Il racconto di Demba. Prendendo spunto dalla pubblicazione, Demba Simaga parla di questa sua esperienza italiana: «In Italia ho incontrato Gaetano e sua moglie Annalisa, che mi aiuta sempre a fare i compiti. Adesso le mie giornate sono sempre piene: il lunedì per andare a Dalmine a una scuola professionale mi alzo alle sei, gli altri giorni faccio volontariato in una casa di riposo di Albino, poi vado alla moschea a Vertova. Tutti i pomeriggi andavo a scuola, ho superato l’esame di licenza media. Il venerdì sera vado a giocare a carte a casa di Gaetano, giochiamo a scala quaranta e vinco (quasi) sempre.
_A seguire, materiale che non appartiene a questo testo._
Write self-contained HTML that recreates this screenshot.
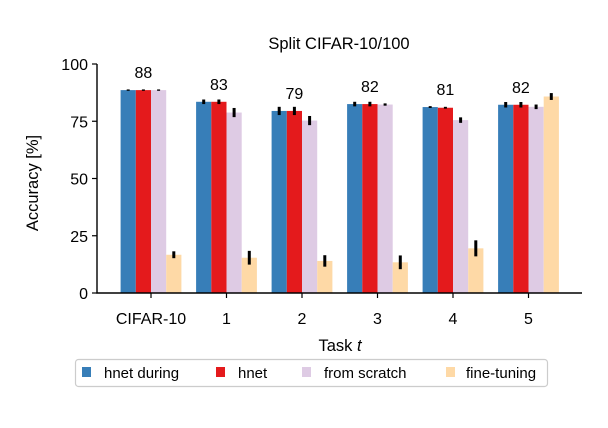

L’italiano è diverso dalla mia lingua dove non ci sono differenze tra maschile e femminile. Ho avuto un rapporto un po’ complicato con la cooperativa che gestiva il mio soggiorno in Italia: da una parte ero contento, dall’altra mi pesava il dover dipendere da qualcuno a cui rendere conto dei miei spostamenti e dell’uso del mio tempo. Ho voglia di futuro: di avere un lavoro, una casa e una famiglia. Quello che mi dà fastidio degli italiani è che non capiscono che per i neri funziona allo stesso modo che per i bianchi: ce ne sono di buoni e di cattivi, e siamo tutti nati da una mamma. Perciò prima di giudicare bisogna conoscerci».

 

[Demba Simaga]

 

Le parole di Gaetano. Concludiamo con le parole di Gaetano Pezzoli che ripercorre questa sua esperienza di accompagnamento: «Oltre a Demba, seguo un gruppo di profughi, soprattutto di lingua francofona, che sono molto legati a me. Si sono instaurate bellissime relazioni che potrei chiamare di amicizia. Cerco di aiutarli per il possibile, sia portandoli a fare volontariato nella case di riposo, sia nel seguire progetti d’integrazione, anche di lavoro, come quello della sartoria di Casnigo. Questo impegno dura da tre anni e non so per quanto tempo ancora si protrarrà, le nuove leggi sono molto restrittive. Sono convinto che occorra organizzare meglio l’accoglienza, anche dal punto di vista legislativo, chiaro che non si possa aprire esattamente com’era un tempo, è necessario mettere dei paletti. Ma non sono certamente d’accordo circa quell’idea, al limite della decenza umana, di arrivare a insultare i profughi e chi li aiuta».